Microstructural Mechanics Model of Anisotropic‐Thermal‐Expansion‐Induced Microcracking

Thermal‐expansion‐induced microcracking in single‐phase ceramics has been simulated using a simple mechanics model based upon a regular lattice of brittle, elastic springs. Microcracks preferentially form at grain boundaries and propagate either into the bulk or along grain boundaries, depending on the toughness of the boundaries relative to the grain interiors. The present results show that anisotropic‐thermal‐expansion‐induced microcracking can be more severe for either large or small grain size samples depending on the damage measure employed. At very small misfit strains, the large grain microstructure develops microcracks before the small grain microstructure. However, over most of the misfit strain regime examined, the total length/area of all cracks in a sample is larger when the grain size is small. This is manifested in a larger decrement of the elastic modulus in small grain size samples as compared with large grain size samples at the same misfit (Δ T ).

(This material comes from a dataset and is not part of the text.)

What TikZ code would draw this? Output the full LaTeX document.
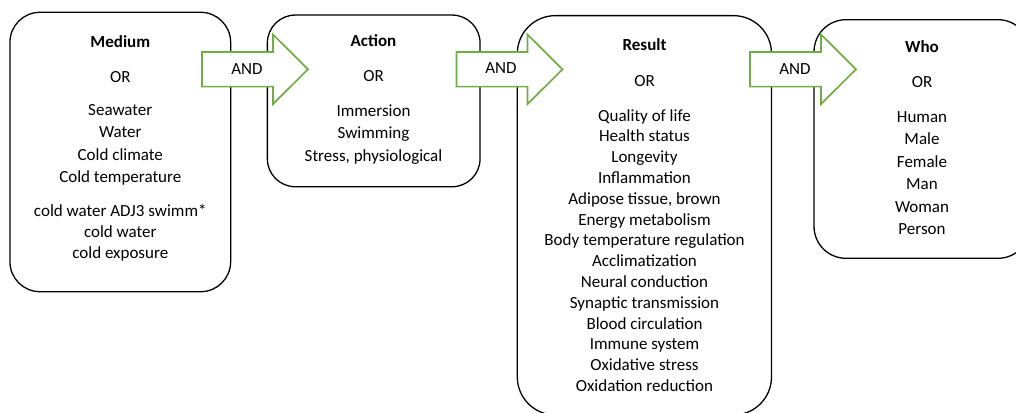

However, large grain sizes are more detrimental with regard to fracture properties. This is because the fracture stress scales as inversely with the crack length and large grain samples exhibit larger microcracks than small grain samples. Unlike in the unconstrained samples, when a sample is constrained during a temperature excursion, the stress created by the overall thermal expansion can directly lead to fracture of the entire sample.